Earlier this week, a friend and I drove to Swan Falls, Idaho, for a short day-trip and photographic expedition.
This gave me a chance to try out my newly-acquired Nikon D7000 (bought used from a friend), taking its first photographs as the new owner. My previous camera, a Nikon D5100 was donated to my daughter's newly-found hobby.
First, some humor from the trip:
|Typical Speed Limit Sign in Rural Idaho|
|Someone was probably going faster than 55|
Now, onto more serious work.
I took two sets of HDR photographs. With HDR, I like to take five bracketed photographs with a -2ev, -1, 0ev, +1, and +2ev exposure compensation spread. Then, with a photo editor, blend them into one image.
Because of the wind, I knew the clouds were moving and they would cause artifacts in the final image and there would not be enough time to make all of the exposures. Hoping for the best, I settled for a smaller three-image spread, using +/-1ev. (See this Keyliner article for a discussion of HDR techniques: Stanley Forest Burn.)
|+/- 1ev HDR, looking West|
Click for a larger view
(0ev) f11 1/25sec ISO 125 18-200 Nikon DX at 18mm, with polarizer and HDR
For reference, this is the picture taken at +0ev, non-HDR, before cropping and before editing:
Note vignetting caused by the polarizer at 18mm
Nikon Cameras are capable of taking a three-shot-spread using a "Bracket" control, but being unfamiliar with the camera, I could not get the control to work. Instead, I bracketed manually, using exposure compensation. This meant about 20 seconds between exposures, while I fiddled with the controls. This was enough for the clouds to ghost, which they promptly did.
This is not visible in the camera's preview (I do not use the camera's internal HDR), but I was confident of the failure as I was taking the photographs -- and this is why I only took 2 HDR series that day.
HDR Horizontal View
As expected, the second HDR, taken about 5 meters down the cliff side, had the same problem.

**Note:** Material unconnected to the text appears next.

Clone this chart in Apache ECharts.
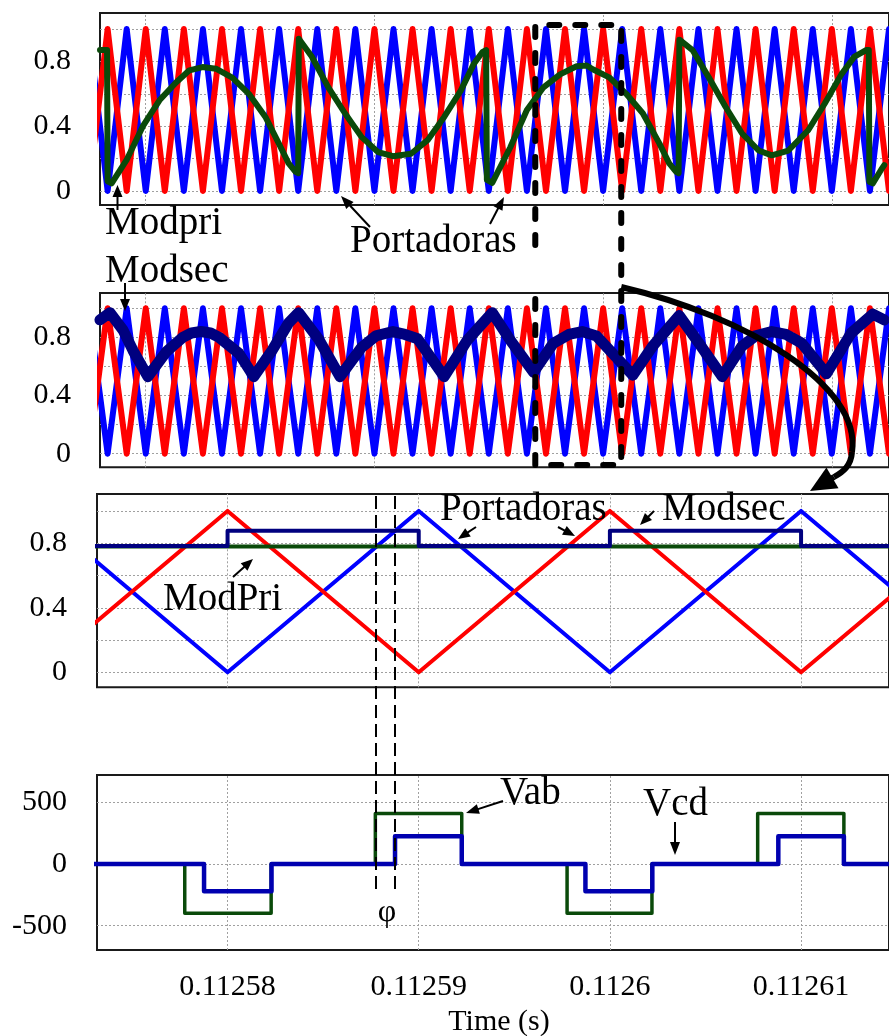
<!DOCTYPE html>
<html>
<head>
<meta charset="utf-8">
<script src="https://cdn.jsdelivr.net/npm/echarts@6/dist/echarts.min.js"></script>
<style>
  html, body { margin: 0; padding: 0; background: #fff; }
  #chart { width: 889px; height: 1036px; }
</style>
</head>
<body>
<div id="chart"></div>
<script>
// ---------- data ----------
// Panels 1 and 2: time in microseconds, carrier vertices (triangular carriers, 0..1)
const carrierTimes = [-30,-20,-10,0,10,20,30,40,50,60,70,80,90,100,110,120,130,140,150,160,170,180,190,200,210,220,230,240,250,260,270,280,290,300,310,320,330,340,350,360,370,380,390];
const carrierRed   = [0,1,0,1,0,1,0,1,0,1,0,1,0,1,0,1,0,1,0,1,0,1,0,1,0,1,0,1,0,1,0,1,0,1,0,1,0,1,0,1,0,1,0];
const carrierBlue  = [1,0,1,0,1,0,1,0,1,0,1,0,1,0,1,0,1,0,1,0,1,0,1,0,1,0,1,0,1,0,1,0,1,0,1,0,1,0,1,0,1,0,1];

// Primary modulating signal (panel 1)
const modPriWave = [[-24,0.87],[-20.3,0.87],[-20.0,0.06],[-17.9,0.047],[-10.1,0.19],[-1.5,0.40],[7.2,0.56],[15.9,0.67],[22.9,0.745],[29.8,0.765],[36.8,0.755],[45.4,0.70],[54.1,0.60],[62.8,0.457],[69.8,0.294],[75.0,0.17],[78.5,0.12],[80.0,0.11],[80.3,0.94],[81.1,0.946],[87.1,0.83],[95.8,0.64],[104.5,0.48],[113.2,0.334],[121.9,0.24],[129.7,0.215],[139.2,0.23],[147.9,0.314],[156.6,0.457],[165.3,0.62],[172.2,0.786],[176.6,0.857],[178.6,0.87],[179.0,0.068],[181.8,0.05],[191.3,0.27],[200.0,0.50],[208.7,0.64],[217.4,0.72],[226.1,0.77],[231.3,0.775],[234.8,0.75],[243.4,0.70],[252.1,0.60],[260.8,0.48],[269.5,0.294],[274.7,0.17],[278.2,0.12],[279.6,0.11],[280.0,0.934],[280.8,0.94],[286.9,0.87],[295.5,0.70],[304.2,0.52],[312.9,0.355],[321.6,0.25],[328.5,0.22],[337.2,0.25],[347.6,0.375],[356.3,0.54],[365.0,0.72],[371.9,0.83],[378.0,0.87],[379.4,0.87],[379.7,0.057],[381.5,0.047],[385.8,0.13],[387.5,0.16]];

// Secondary modulating signal (panel 2)
const modSecWave = [[-24,0.92],[-18.8,0.97],[-11.9,0.85],[-6.7,0.71],[1.1,0.53],[10.7,0.70],[19.4,0.80],[24.0,0.83],[29.0,0.84],[34.0,0.83],[38.5,0.80],[48.9,0.69],[56.7,0.53],[66.3,0.71],[75.0,0.90],[80.2,0.97],[90.6,0.79],[101.9,0.53],[113.2,0.73],[120.8,0.81],[129.7,0.84],[136.0,0.82],[142.7,0.79],[156.6,0.53],[168.7,0.78],[181.8,0.97],[191.3,0.78],[203.5,0.56],[213.9,0.76],[222.0,0.82],[229.0,0.84],[236.5,0.81],[255.6,0.54],[266.0,0.74],[279.9,0.95],[290.3,0.76],[302.5,0.53],[312.9,0.74],[320.0,0.81],[328.5,0.84],[336.0,0.82],[344.2,0.76],[357.2,0.55],[370.2,0.83],[381.5,0.96],[387.5,0.92]];

// Zoomed window (panel 3/4 time span shown inside the dashed box)
const zoomWindow = [204.4, 249.5];

// Panels 3 and 4: absolute time in microseconds
const zoomCarrierTimes = [112570,112580,112590,112600,112610,112620];
const zoomCarrierRed   = [0,1,0,1,0,1];
const zoomCarrierBlue  = [1,0,1,0,1,0];
const zoomModPri = [[112570,0.779],[112620,0.779]];
const zoomModSec = [[112570,0.783],[112580,0.783],[112580,0.877],[112590,0.877],[112590,0.783],[112600,0.783],[112600,0.877],[112610,0.877],[112610,0.783],[112620,0.783]];

// Bridge voltages (V)
const vab = [[112570,0],[112577.76,0],[112577.76,-400],[112582.28,-400],[112582.28,0],[112587.73,0],[112587.73,410],[112592.25,410],[112592.25,0],[112597.76,0],[112597.76,-400],[112602.2,-400],[112602.2,0],[112607.73,0],[112607.73,410],[112612.24,410],[112612.24,0],[112620,0]];
const vcd = [[112570,0],[112578.77,0],[112578.77,-220],[112582.3,-220],[112582.3,0],[112588.76,0],[112588.76,225],[112592.25,225],[112592.25,0],[112598.72,0],[112598.72,-220],[112602.22,-220],[112602.22,0],[112608.81,0],[112608.81,225],[112612.24,225],[112612.24,0],[112620,0]];

// Grid lines and tick labels
const overviewGridTimes = [0,120,240,360];
const levelGrid = [0,0.2,0.4,0.6,0.8,1.0];
const levelTicks = [0,0.4,0.8];
const levelTickLabels = ['0','0.4','0.8'];
const timeTicks = [112580,112590,112600,112610];
const timeTickLabels = ['0.11258','0.11259','0.1126','0.11261'];
const voltTicks = [-500,0,500];
const voltTickLabels = ['-500','0','500'];

// ---------- chart ----------
const FONT = '"Liberation Serif", "Times New Roman", serif';
const RED = '#ff0000', BLUE = '#0000ff', GREEN = '#0a4a0a', NAVY = '#00007f', VCD = '#0000b0';

const chart = echarts.init(document.getElementById('chart'), null, { renderer: 'canvas' });

const zip = (xs, ys) => xs.map((x, i) => [x, ys[i]]);

function gridLines(i, xs, ys) {
  return {
    type: 'line', xAxisIndex: i, yAxisIndex: i, data: [], silent: true, z: 1,
    markLine: {
      z: 1, silent: true, animation: false, symbol: ['none', 'none'],
      label: { show: false },
      lineStyle: { color: '#a0a0a0', type: [2, 2], width: 1 },
      data: xs.map(v => ({ xAxis: v })).concat(ys.map(v => ({ yAxis: v })))
    }
  };
}

function wave(i, data, color, width, z) {
  return {
    type: 'line', xAxisIndex: i, yAxisIndex: i, data: data,
    showSymbol: false, symbol: 'none', silent: true, z: z, clip: true,
    lineStyle: { color: color, width: width, join: 'round', cap: 'round' }
  };
}

const frame = { show: true, borderColor: '#1a1a1a', borderWidth: 2, backgroundColor: 'transparent' };

function hiddenX(i, min, max) {
  return { type: 'value', gridIndex: i, min: min, max: max,
    axisLine: { show: false }, axisTick: { show: false }, axisLabel: { show: false }, splitLine: { show: false } };
}
function levelY(i, min, max, ticks, labels, margin) {
  return { type: 'value', gridIndex: i, min: min, max: max,
    axisLine: { show: false }, axisTick: { show: false }, splitLine: { show: false },
    axisLabel: {
      show: true, customValues: ticks, margin: margin, color: '#000',
      fontFamily: FONT, fontSize: 30,
      formatter: v => { const k = ticks.findIndex(t => Math.abs(t - v) < 1e-6); return k >= 0 ? labels[k] : ''; }
    } };
}

const zMin = 112573.17, zMax = 112614.6;

const option = {
  animation: false,
  backgroundColor: '#fff',
  grid: [
    Object.assign({ left: 100, top: 13, width: 794.6, height: 192 }, frame),
    Object.assign({ left: 100, top: 293, width: 794.6, height: 174.3 }, frame),
    Object.assign({ left: 97, top: 494, width: 794.1, height: 193.3 }, frame),
    Object.assign({ left: 97, top: 775, width: 794.1, height: 175 }, frame),
    { left: 97, top: 495, width: 794.1, height: 394, show: false }
  ],
  xAxis: [
    hiddenX(0, -24, 390),
    hiddenX(1, -24, 390),
    hiddenX(2, zMin, zMax),
    { type: 'value', gridIndex: 3, min: zMin, max: zMax,
      axisLine: { show: false }, axisTick: { show: false }, splitLine: { show: false },
      axisLabel: {
        show: true, customValues: timeTicks, margin: 22, color: '#000',
        fontFamily: FONT, fontSize: 30,
        formatter: v => { const k = timeTicks.findIndex(t => Math.abs(t - v) < 1e-6); return k >= 0 ? timeTickLabels[k] : ''; }
      } },
    hiddenX(4, zMin, zMax)
  ],
  yAxis: [
    levelY(0, -0.0864, 1.0988, levelTicks, levelTickLabels, 29),
    levelY(1, -0.0935, 1.105, levelTicks, levelTickLabels, 29),
    levelY(2, -0.093, 1.105, levelTicks, levelTickLabels, 30),
    levelY(3, -697, 721, voltTicks, voltTickLabels, 30),
    { type: 'value', gridIndex: 4, min: 0, max: 1, show: false }
  ],
  series: [
    gridLines(0, overviewGridTimes, levelGrid),
    gridLines(1, overviewGridTimes, levelGrid),
    gridLines(2, timeTicks, levelGrid),
    gridLines(3, timeTicks, voltTicks),

    // panel 1: carriers + primary modulator
    wave(0, zip(carrierTimes, carrierBlue), BLUE, 6, 3),
    wave(0, zip(carrierTimes, carrierRed), RED, 6, 4),
    wave(0, modPriWave, GREEN, 6, 5),

    // panel 2: carriers + secondary modulator
    wave(1, zip(carrierTimes, carrierBlue), BLUE, 6, 3),
    wave(1, zip(carrierTimes, carrierRed), RED, 6, 4),
    wave(1, modSecWave, NAVY, 11, 5),

    // panel 3: zoomed carriers and modulators
    wave(2, zip(zoomCarrierTimes, zoomCarrierBlue), BLUE, 4, 3),
    wave(2, zip(zoomCarrierTimes, zoomCarrierRed), RED, 4, 4),
    wave(2, zoomModPri, GREEN, 4, 5),
    wave(2, zoomModSec, NAVY, 4, 6),

    // panel 4: bridge voltages
    wave(3, vab, GREEN, 3.5, 5),
    wave(3, vcd, VCD, 4.5, 6),

    // phase-shift markers across panels 3 and 4
    {
      type: 'line', xAxisIndex: 4, yAxisIndex: 4, data: [], silent: true, z: 10,
      markLine: {
        z: 10, silent: true, animation: false, symbol: ['none', 'none'],
        label: { show: false },
        lineStyle: { color: '#000', type: [13, 6], width: 2 },
        data: [{ xAxis: vab[6][0] }, { xAxis: vcd[6][0] }]
      }
    }
  ]
};
chart.setOption(option);

// ---------- annotations ----------
function arrow(x1, y1, x2, y2, w, hl, hw) {
  const dx = x2 - x1, dy = y2 - y1, L = Math.hypot(dx, dy), ux = dx / L, uy = dy / L;
  const bx = x2 - ux * hl, by = y2 - uy * hl;
  return [
    { type: 'line', z: 100, silent: true, shape: { x1: x1, y1: y1, x2: bx + ux * 2, y2: by + uy * 2 },
      style: { stroke: '#000', lineWidth: w } },
    { type: 'polygon', z: 100, silent: true,
      shape: { points: [[x2, y2], [bx - uy * hw, by + ux * hw], [bx + uy * hw, by - ux * hw]] },
      style: { fill: '#000' } }
  ];
}
function label(text, x, y, size, align) {
  return { type: 'text', z: 100, silent: true,
    style: { text: text, x: x, y: y, font: size + 'px ' + FONT, fill: '#000',
      align: align || 'left', verticalAlign: 'middle', textAlign: align || 'left', textVerticalAlign: 'middle' } };
}

const xL = chart.convertToPixel({ xAxisIndex: 0 }, zoomWindow[0]);
const xR = chart.convertToPixel({ xAxisIndex: 0 }, zoomWindow[1]);

const graphics = [
  // dashed box marking the zoomed window
  { type: 'polyline', z: 90, silent: true,
    shape: { points: [[xL, 245], [xL, 25], [xR, 25], [xR, 465], [xL, 465], [xL, 287]] },
    style: { stroke: '#000', lineWidth: 6, lineDash: [10, 16], lineCap: 'round', fill: null } },
  // curved arrow towards the zoomed panel
  { type: 'bezierCurve', z: 90, silent: true,
    shape: { x1: xR, y1: 287, cpx1: 745, cpy1: 316, cpx2: 862, cpy2: 385, x2: 852, y2: 452 },
    style: { stroke: '#000', lineWidth: 6, fill: null } },
  { type: 'bezierCurve', z: 90, silent: true,
    shape: { x1: 852, y1: 452, cpx1: 851, cpy1: 466, cpx2: 843, cpy2: 472, x2: 834, y2: 477 },
    style: { stroke: '#000', lineWidth: 6, fill: null } }
].concat(
  arrow(834, 477, 810, 491, 6, 26, 12),
  arrow(117.5, 210, 117.5, 185, 2, 12, 5),
  arrow(125, 283, 125, 311, 2, 12, 5),
  arrow(370, 227, 341, 196, 2, 13, 5),
  arrow(490, 224, 504, 197, 2, 13, 5),
  arrow(476, 527, 458, 539, 2, 12, 5),
  arrow(558, 527, 575, 536, 2, 12, 5),
  arrow(654, 511, 640, 525, 2, 12, 5),
  arrow(233, 577, 253, 559, 2, 12, 5),
  arrow(503, 801, 466, 813, 2, 13, 5),
  arrow(675, 822, 675, 855, 2, 13, 5),
  [
    label('Modpri', 105, 224, 39),
    label('Modsec', 105, 272, 39),
    label('Portadoras', 350, 242, 39),
    label('Portadoras', 440, 510, 39),
    label('Modsec', 662, 510, 39),
    label('ModPri', 163, 600, 39),
    label('Vab', 500, 794, 39),
    label('Vcd', 643, 805, 39),
    label('φ', 387, 913, 32, 'center'),
    label('Time (s)', 499, 1022, 30, 'center')
  ]
);

chart.setOption({ graphic: graphics });
</script>
</body>
</html>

I decided to fix the problem. At home, with the editor, I cut the sky from the +0ev, overlaying on top of the HDR. This meant the bottom-half of the photo was HDR while the top-half was not. This gave reasonably-good results and I might revisit and repair the first picture sometime this winter.
|+/- 1ev HDR|
Click for larger view
(0ev) f11 1/30 ISO 125 18-200 DX at 18mm, HDR
Colorized Black and White Version
Using a technique that Randal Davis, of Boise, Idaho, taught me, I thought it would be fun to make a black and white version of the photograph, then put the blue back into the river. It seemed a shame not to colorize the beautiful sky. The final picture was sad because if you didn't know better, the picture looks perfectly natural:
|Colorized black and white|
Click for larger view
Here were the assembly steps:
1. HDR the original three images
2. Cut and paste the sky from +0ev image; blended horizon
3. Duplicated base layer
4. Converted top-layer to B&W
5. Erased the river and sky, letting the colors bleed through the layers
6. Added a slight Neutral Density Graduation on the sky
Snake River Canyon and Swan Falls
The Swan Falls Dam and Power Plant, 40 miles South of Boise, Idaho, was built in 1901 to power the silver mines further south, in the Owhyee mountains and then later powered Caldwell and Pierce Park, west of Boise. The site is now a museum, and picnic area. The museum is open Saturdays, 10 a.m. to 4 p.m., between April 15 and Labor Day, or by appointment. Year-round, you can walk across the dam and hike various trails.
Several years ago, my brother and I jet-boated from Celebration Park, in Caldwell, Idaho, to the base of the dam. The area is popular for bass and sturgeon fishing. Reportedly, some Jet-boaters like to hit submerged rocks and sink their ships while making this journey.
|The Idaho Power "Swan Falls" power plant, seen from the rim|
This area hosts the Snake River Birds of Prey Wildlife Conservation Area, which is where most of these photos were taken. Seven miles before the dam you will find a short, well-marked trail that takes you to the rim, overlooking the river. The trail is only a few hundred yards long and is accessible year-round. Expect wind. If you go, please find and recover my black baseball cap, somewhere over the edge of the cliffs.
In good weather, you can stand at the top of the canyon and look down at soaring raptors as they ride the updrafts.
From Boise, drive west on I84, taking the Meridian and Kuna exit, 44.
At the interchange, drive South on highway 69. As you approach downtown Kuna, Idaho, note the Visitor Center and swing left, onto Swan Falls Road. Drive South for approximately 12 miles to reach the dam. The paved road is accessible year-round and the drive down the canyon is unusually steep. If the weather is nice, consider climbing the dirt trail to the top of Initial Point, which is about mid-way there.